<<<<

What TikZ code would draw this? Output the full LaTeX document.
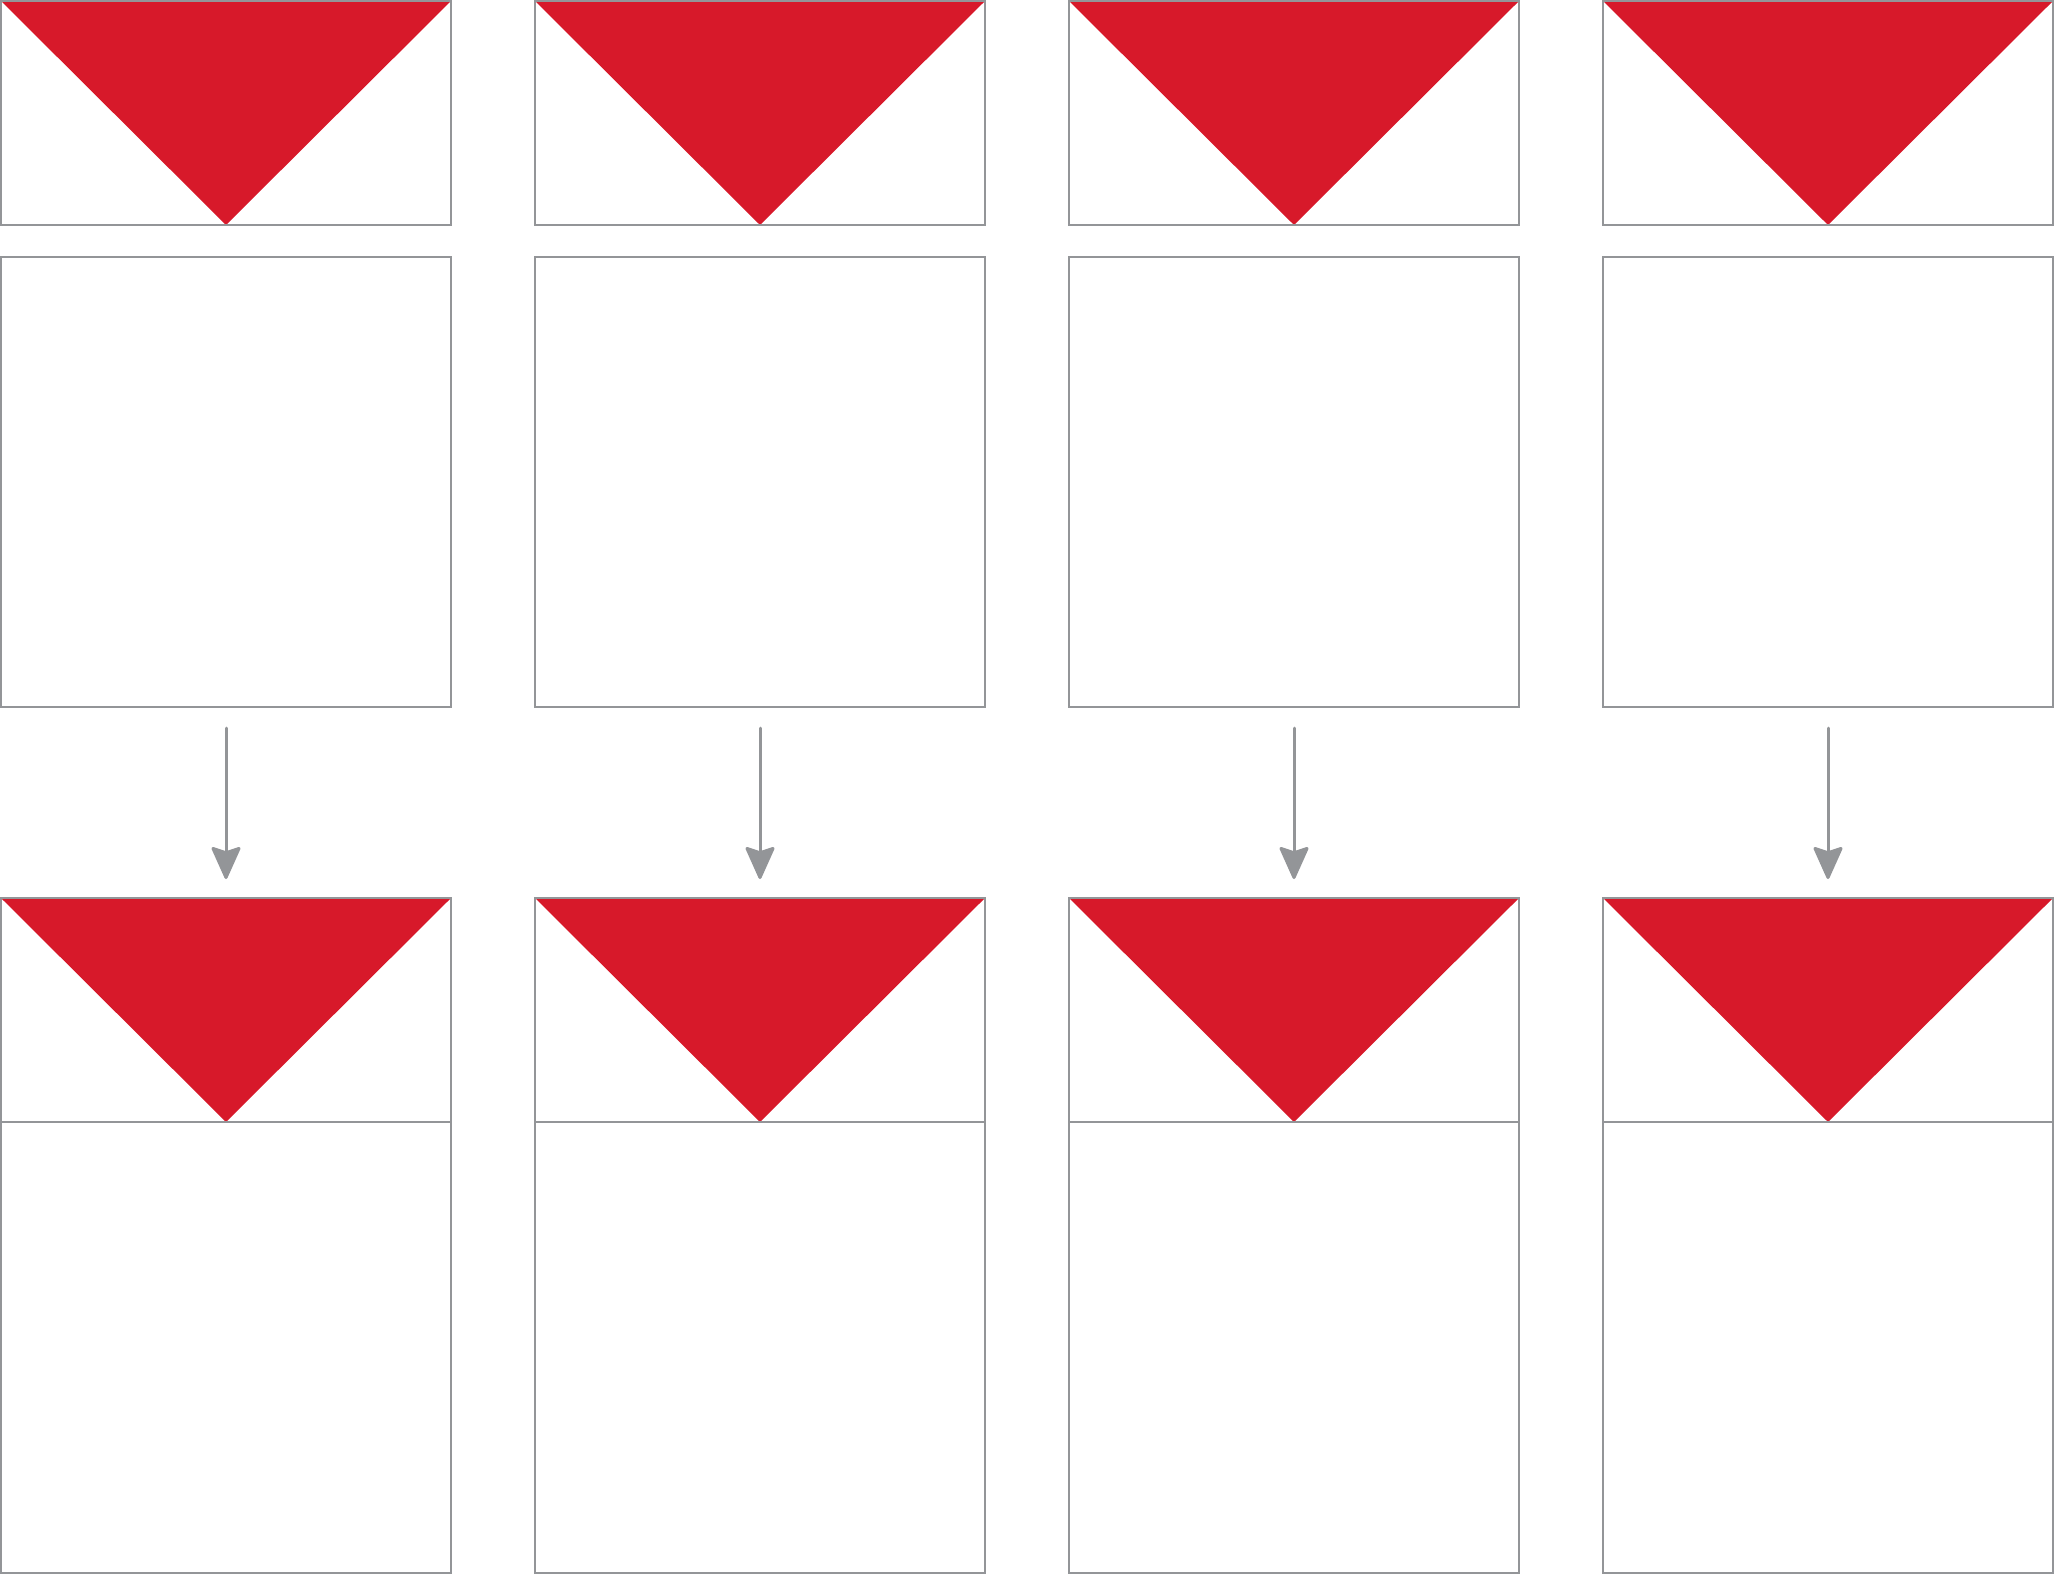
\documentclass[tikz,border=0pt]{standalone}
\usetikzlibrary{arrows.meta}
\definecolor{boxgray}{RGB}{147,149,152}
\definecolor{tri}{RGB}{215,25,42}
\tikzset{
  frame/.style={draw=boxgray, line width=2pt, fill=none},
  redtri/.style={fill=tri, draw=none},
  flow/.style={draw=boxgray, line width=3pt, line cap=round,
    -{Stealth[length=35pt, width=31pt, inset=5pt, round=false]}}
}
\begin{document}
\begin{tikzpicture}[x=1pt,y=-1pt]
\useasboundingbox (0,0) rectangle (2055,1574);
\foreach \i in {1,2,3,4}{
  \pgfmathsetmacro{\L}{1+534*(\i-1)}
  \pgfmathsetmacro{\R}{451+534*(\i-1)}
  \pgfmathsetmacro{\M}{226+534*(\i-1)}
  % top small box with triangle
  \fill[redtri] (\L,1) -- (\R,1) -- (\M,225) -- cycle;
  \draw[frame] (\L,1) rectangle (\R,225);
  % middle box
  \draw[frame] (\L,257) rectangle (\R,707);
  % bottom tall box with triangle and divider
  \fill[redtri] (\L,898) -- (\R,898) -- (\M,1122) -- cycle;
  \draw[frame] (\L,898) rectangle (\R,1573);
  \draw[frame] (\L,1122) -- (\R,1122);
  % arrow
  \coordinate (s\i) at (\M,728);
  \coordinate (e\i) at (\M,879);
  \draw[flow] (s\i) -- (e\i);
}
\end{tikzpicture}
\end{document}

>>>>

_EXERCISE_
Transcribe the listing in full and omit the pictures.

_EXPECTED ANSWER_
What TikZ code would draw this? Output the full LaTeX document.
\documentclass[tikz,border=0pt]{standalone}
\usetikzlibrary{arrows.meta}
\definecolor{boxgray}{RGB}{147,149,152}
\definecolor{tri}{RGB}{215,25,42}
\tikzset{
  frame/.style={draw=boxgray, line width=2pt, fill=none},
  redtri/.style={fill=tri, draw=none},
  flow/.style={draw=boxgray, line width=3pt, line cap=round,
    -{Stealth[length=35pt, width=31pt, inset=5pt, round=false]}}
}
\begin{document}
\begin{tikzpicture}[x=1pt,y=-1pt]
\useasboundingbox (0,0) rectangle (2055,1574);
\foreach \i in {1,2,3,4}{
  \pgfmathsetmacro{\L}{1+534*(\i-1)}
  \pgfmathsetmacro{\R}{451+534*(\i-1)}
  \pgfmathsetmacro{\M}{226+534*(\i-1)}
  % top small box with triangle
  \fill[redtri] (\L,1) -- (\R,1) -- (\M,225) -- cycle;
  \draw[frame] (\L,1) rectangle (\R,225);
  % middle box
  \draw[frame] (\L,257) rectangle (\R,707);
  % bottom tall box with triangle and divider
  \fill[redtri] (\L,898) -- (\R,898) -- (\M,1122) -- cycle;
  \draw[frame] (\L,898) rectangle (\R,1573);
  \draw[frame] (\L,1122) -- (\R,1122);
  % arrow
  \coordinate (s\i) at (\M,728);
  \coordinate (e\i) at (\M,879);
  \draw[flow] (s\i) -- (e\i);
}
\end{tikzpicture}
\end{document}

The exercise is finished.